His favorites were piano GREats Art Tatum, Teddy Wilson and Erroll Garner, artists whose recordings were beamed across the border from American radio stations. Peterson said his education in jazz came primarily from the airwaves and jukeboxes.

"We were working mainly on what we heard from on the American networks and records," he said. "And, of course, coupled with the occasional appearance of people like [Duke] Ellington, [Count] Basie, the big names in jazz. And at that time, certainly, there was no way that a young aspiring jazz pianist could go to anyone specifically and say, 'I'd like to take lessons in jazz piano.'"

Peterson's four-year stint in Canada's famed Johnny Holmes Orchestra led to his first American performance at Carnegie Hall in 1949. Under the management of jazz producer Norman Granz, he formed the Oscar Peterson Trio with Ray Brown on bass and Herb Ellis on guitar.

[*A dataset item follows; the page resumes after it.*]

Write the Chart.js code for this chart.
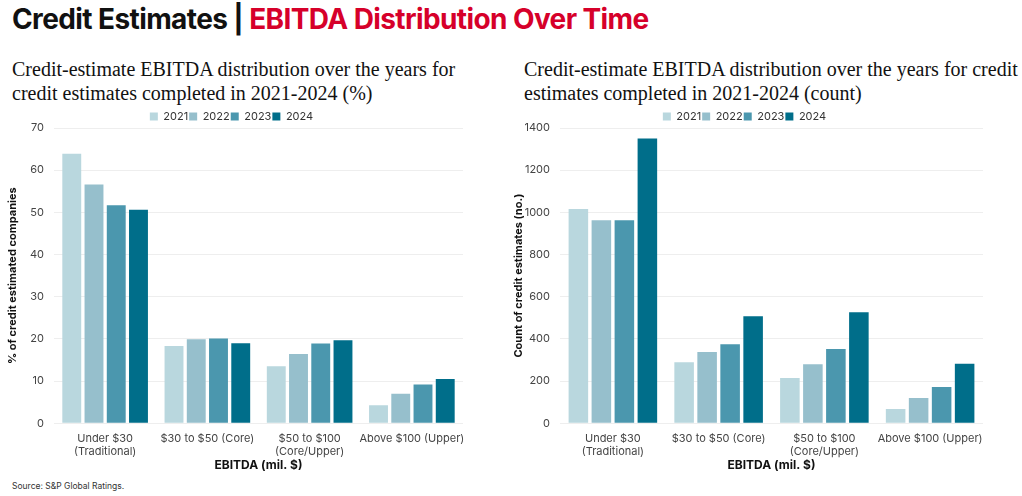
<!DOCTYPE html>
<html>
<head>
<meta charset="utf-8">
<script src="https://cdn.jsdelivr.net/npm/chart.js@4/dist/chart.umd.min.js"></script>
<style>
  body { margin: 0; background: #fff; width: 1022px; height: 496px; overflow: hidden; position: relative; font-family: Inter, "Liberation Sans", sans-serif; }
  .title { position: absolute; left: 12px; top: 2px; font-size: 28px; font-weight: 700; letter-spacing: -0.6px; color: #111; }
  .title span { color: #d6002a; }
  .sub { position: absolute; top: 57px; font-family: "Liberation Serif", "DejaVu Serif", serif; font-size: 20px; line-height: 24px; color: #111; }
  .src { position: absolute; left: 12px; top: 481px; font-size: 8.5px; color: #333; }
  .box { position: absolute; top: 110px; height: 367px; }
</style>
</head>
<body>
<div class="title">Credit Estimates | <span>EBITDA Distribution Over Time</span></div>
<div class="sub" style="left:12px">Credit-estimate EBITDA distribution over the years for<br>credit estimates completed in 2021-2024 (%)</div>
<div class="sub" style="left:524px">Credit-estimate EBITDA distribution over the years for credit<br>estimates completed in 2021-2024 (count)</div>
<div class="box" style="left:0px;width:470px"><canvas id="pct"></canvas></div>
<div class="box" style="left:506px;width:484px"><canvas id="cnt"></canvas></div>
<div class="src">Source: S&amp;P Global Ratings.</div>
<script>
var categories = [["Under $30", "(Traditional)"], "$30 to $50 (Core)", ["$50 to $100", "(Core/Upper)"], "Above $100 (Upper)"];
var years = ["2021", "2022", "2023", "2024"];
var colors = ["#b9d7de", "#96bfcc", "#4b97ae", "#006e8a"];

// share of credit-estimated companies (%)
var pct2021 = [63.9, 18.3, 13.5, 4.3];
var pct2022 = [56.6, 19.9, 16.4, 7.0];
var pct2023 = [51.7, 20.1, 18.9, 9.2];
var pct2024 = [50.6, 19.0, 19.7, 10.5];

// number of credit estimates
var cnt2021 = [1016, 290, 215, 68];
var cnt2022 = [963, 338, 280, 120];
var cnt2023 = [963, 375, 352, 172];
var cnt2024 = [1350, 508, 527, 282];

var tickFont = { family: "Inter, 'Liberation Sans', sans-serif", size: 11, lineHeight: 1.15 };

// pull the plot a bit closer to the legend
var tightLegend = {
    id: 'tightLegend',
    beforeInit: function (chart) {
        var fit = chart.legend.fit;
        chart.legend.fit = function () {
            fit.bind(chart.legend)();
            this.height -= 4;
        };
    }
};

function makeChart(id, series, yTitle, max, step) {
    new Chart(document.getElementById(id), {
        type: 'bar',
        data: {
            labels: categories,
            datasets: series.map(function (s, i) {
                return {
                    label: years[i],
                    data: s,
                    backgroundColor: colors[i],
                    borderWidth: 0,
                    categoryPercentage: 0.87,
                    barPercentage: 0.85
                };
            })
        },
        options: {
            responsive: true,
            maintainAspectRatio: false,
            animation: false,
            layout: { padding: { left: 0, right: 7, top: 0, bottom: 0 } },
            plugins: {
                legend: {
                    position: 'top',
                    labels: { boxWidth: 8, boxHeight: 8, padding: 1, color: '#333', font: { family: tickFont.family, size: 11 } }
                },
                tooltip: { enabled: false }
            },
            scales: {
                x: {
                    grid: { display: false },
                    border: { display: false },
                    ticks: { color: '#444', font: tickFont, maxRotation: 0, autoSkip: false, padding: 1 },
                    title: { display: true, text: 'EBITDA (mil. $)', color: '#111', font: { family: tickFont.family, size: 12, weight: 'bold' }, padding: { top: 0, bottom: 4 } }
                },
                y: {
                    min: 0, max: max,
                    afterFit: function (axis) { axis.width = 54; },
                    ticks: { stepSize: step, color: '#444', font: tickFont, padding: 10, callback: function (v) { return v; } },
                    grid: { color: '#eeeeee', drawTicks: false },
                    border: { display: false },
                    title: { display: true, text: yTitle, color: '#111', font: { family: tickFont.family, size: 11, weight: 'bold' }, padding: { top: 6, bottom: 4 } }
                }
            }
        },
        plugins: [tightLegend]
    });
}

makeChart('pct', [pct2021, pct2022, pct2023, pct2024], '% of credit estimated companies', 70, 10);
makeChart('cnt', [cnt2021, cnt2022, cnt2023, cnt2024], 'Count of credit estimates (no.)', 1400, 200);
</script>
</body>
</html>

Pleased with his work with Brown and Ellis, he once said, "At our worst, we have to sound better than the best guys out there." In 1958, Ellis was replaced by drummer Ed Thigpen, who remained in the trio until its demise seven years later.

Peterson continued to record as a soloist, releasing as many as five albums a year. He won the first of his seven Grammy Awards in 1974. After a long absence, the original Oscar Peterson Trio re-united in 1990 with drummer Bobby Durham for three consecutive evenings at the Blue Note nightclub in New York City. Each show was recorded live with two albums from those concerts winning Grammys in the Best Jazz Instrumental Performance categories. Record executive Donald Elfman says it was a weekend that made jazz history.

"The atmosphere was sort of electric in the club and on the stage," he said. "Everybody knew that they were witnessing this re-birth of what was once considered the best trio in the world, the best jazz group in the world. And they hadn't lost it. Every inch of the place was packed. People were screaming. Whatever people feel about Oscar Peterson - some people feel he's too technical and he plays too many notes - but you can't help but be dazzled by him."

In addition to leading various trios, Peterson was a prolific composer. His "Canadiana Suite" was nominated as one of the best jazz compositions of 1965. He was also a GREat admirer of America's most popular songwriters. His repertoire included compositions by Cole Porter, Jerome Kern, Duke Ellington and Richard Rodgers. Peterson often returned to the classical idiom, performing with various symphony orchestras throughout his lifetime. He once said that the difference between classical and jazz was improvisation.

"The classical pianist is a regimented, highly-trained musician which a jazz pianist is in some ways," Peterson said. "But it stops when you come to the improvisational end. At that point, the classical pianist is basically giving an interpretation of the music written. The jazz pianist is doing improvisationally what I would call 'instant composition.'"

Peterson published his autobiography, A Jazz Odyssey, in 2002. Three years later, he became the first living Canadian to be honored by that country with a postage stamp. Peterson is survived by his wife, Kelly, and a daughter, Celine.